Captain Gerard Orby Sloper
Our Roll of Honour
Capt. Gerard Orby Sloper, 1st Battalion, Northumberland Fusiliers, who died of pneumonia on the 8th February 1919 whilst on service with the North Russian Expeditionary Force, was the only son of Mr. and Mrs. G.D. Sloper, late of West Woodhay House, Berkshire, and Westrop House, Highworth, Wiltshire.
Born in 1885, he was educated at Charterhouse, and after passing through Sandhurst, joined the 3rd (Regular) Battalion on the 28th January 1905. He was transferred to the 1st Battalion, in India in 1908, and while on service in that country took part in the operations in Mohmand country and the engagement of Matta, for which he was awarded the medal with clasp.
On the outbreak of the present war he proceeded to Flanders with the 1st Battalion, was present at Mons, Le Cateau, the Marne and the Aisne. He was wounded at the last named engagement, but quickly recovered and returned to the Battalion in France at the end of December, 1914. He then served with the 1st Battalion until June, 1915, when he was again wounded in three places and taken prisoner. After several attempts to escape from Germany he was transferred to Holland early in 1918, and was eventually repatriated to England in December, 1918. He proceded to Russia in January of this year.
He was mentioned in dispatches in the London Gazette in October, 1914, and January, 1916, and was awarded the Military Cross in 1914.

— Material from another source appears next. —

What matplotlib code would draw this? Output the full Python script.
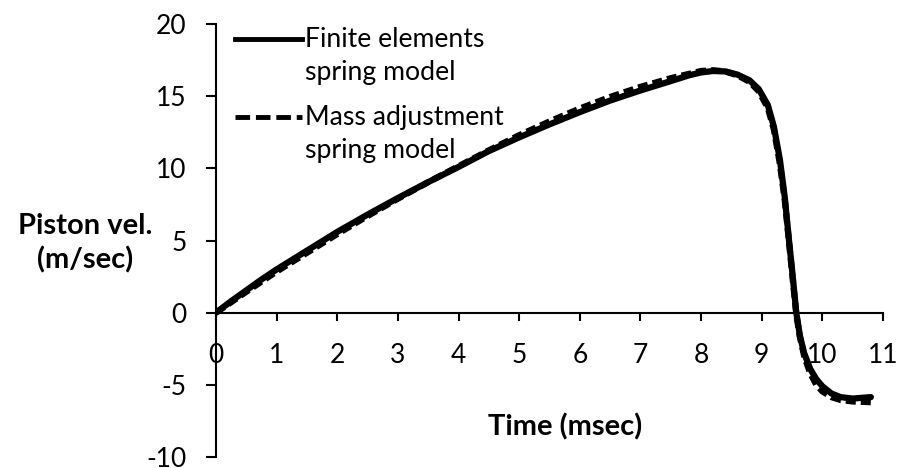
import matplotlib
import matplotlib.pyplot as plt
from matplotlib.lines import Line2D

matplotlib.use("Agg")

plt.rcParams["font.family"] = ["Lato", "DejaVu Sans"]
plt.rcParams["axes.unicode_minus"] = False

# Finite elements spring model: time (msec), piston velocity (m/sec)
t_fe = [0, 0.25, 0.5, 0.75, 1.0, 1.5, 2.0, 2.5, 3.0, 3.5, 4.0, 4.5, 5.0,
        5.5, 6.0, 6.5, 7.0, 7.5, 7.8, 8.0, 8.2, 8.4, 8.6, 8.8, 8.95, 9.1,
        9.2, 9.3, 9.38, 9.45, 9.5, 9.57, 9.63, 9.7, 9.8, 9.9, 10.0, 10.15,
        10.3, 10.5, 10.8]
v_fe = [0, 0.8, 1.55, 2.3, 3.0, 4.3, 5.6, 6.8, 7.95, 9.05, 10.1, 11.2, 12.15,
        13.05, 13.9, 14.7, 15.4, 16.05, 16.45, 16.65, 16.75, 16.72, 16.5, 16.1,
        15.5, 14.4, 12.9, 10.6, 8.0, 5.0, 3.0, 0.0, -1.6, -2.8, -3.9, -4.6,
        -5.1, -5.6, -5.85, -5.95, -5.85]

# Mass adjustment spring model
t_ma = [0, 0.5, 1.0, 1.5, 2.0, 2.5, 3.0, 3.5, 4.0, 4.5, 5.0, 5.5, 6.0, 6.5,
        7.0, 7.5, 8.0, 8.2, 8.4, 8.6, 8.8, 8.95, 9.1, 9.2, 9.3, 9.38, 9.45,
        9.5, 9.57, 9.63, 9.7, 9.8, 9.9, 10.0, 10.15, 10.3, 10.5, 10.8]
v_ma = [0, 1.45, 2.85, 4.15, 5.45, 6.7, 7.9, 9.05, 10.15, 11.25, 12.3, 13.25,
        14.15, 14.95, 15.65, 16.25, 16.75, 16.8, 16.72, 16.45, 16.0, 15.35,
        14.2, 12.7, 10.3, 7.8, 4.9, 2.8, -0.1, -1.7, -3.0, -4.2, -5.0, -5.45,
        -5.85, -6.05, -6.15, -6.2]

x_ticks = list(range(0, 12))
y_ticks = [-10, -5, 0, 5, 10, 15, 20]

fig = plt.figure(figsize=(8.98, 4.68), dpi=100)
ax = fig.add_axes([0.2405, 0.0235, 0.7428, 0.925])

ax.plot(t_fe, v_fe, color="black", lw=4.5, solid_capstyle="round")
ax.plot(t_ma, v_ma, color="black", lw=4.5, dashes=(1.6, 0.8))

ax.set_xlim(0, 11)
ax.set_ylim(-10, 20)
ax.set_xticks(x_ticks)
ax.set_yticks(y_ticks)

# axes cross at the origin
ax.spines["left"].set_position(("data", 0))
ax.spines["bottom"].set_position(("data", 0))
ax.spines["top"].set_visible(False)
ax.spines["right"].set_visible(False)
for s in ("left", "bottom"):
    ax.spines[s].set_linewidth(1.5)

ax.tick_params(axis="x", direction="out", length=6, width=1.5, pad=16,
               labelsize=19, colors="black")
ax.tick_params(axis="y", direction="out", length=7, width=1.5, pad=14,
               labelsize=19, colors="black")

ax.set_xlabel("Time (msec)", fontsize=21, fontweight="bold")
ax.xaxis.set_label_coords(0.523, 0.102)
ax.set_ylabel("Piston vel.\n(m/sec)", fontsize=21, fontweight="bold",
              rotation=0, ha="center", va="center", linespacing=1.35)
ax.yaxis.set_label_coords(-0.196, 0.494)

# legend, handle on the first text line
entries = [
    ("-", 0.965, ["Finite elements", "spring model"]),
    ("--", 0.785, ["Mass adjustment", "spring model"]),
]
for ls, y, lines in entries:
    h = Line2D([0.0285, 0.129], [y, y], transform=ax.transAxes,
               color="black", lw=3.5)
    if ls == "--":
        h.set_dashes((3.0, 1.2))
    ax.add_line(h)
    for i, txt in enumerate(lines):
        ax.text(0.1334, y - i * 0.0762, txt, transform=ax.transAxes,
                fontsize=19.2, ha="left", va="center")

fig.savefig("out.png", dpi=100)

Sloper, or "Bunny" as he was known to his most intimate friends, was a good example of what a British Officer should be - a good polo player, a fine big game shot and a thorough sportsman. No one after knowing him for a short time could fail to be struck by his strong, self-reliant and well disciplined character. On active service he imparted a feeling of confidence to those he commanded and of reliance to those under whom he served; he was absolutely fearless, and the writer well remembers the particular episode for which he was awarded the M.C., when he charged with his Platoon of about 20 men, a very much larger force of Germans holding a hill above Vaily-sur-Aisne. Sloper seemed to be one of those men who, having made up their minds what their duty was, carried it out regardless of personal interests. His action in volunteering for service in Russia was typical of him.
After nearly four years as a prisoner in Germany, during most of which time he was abominably treated owning to his indomitable spirit, many would have thought that they were entitled to a period of rest and recuperation-not so Sloper, who from the moment he landed in England started to find out in what way he could proceed on active service again.
There are few who lived up to the Regimental motto with greater success than Sloper. He was indeed a gallant gentleman and a good Officer.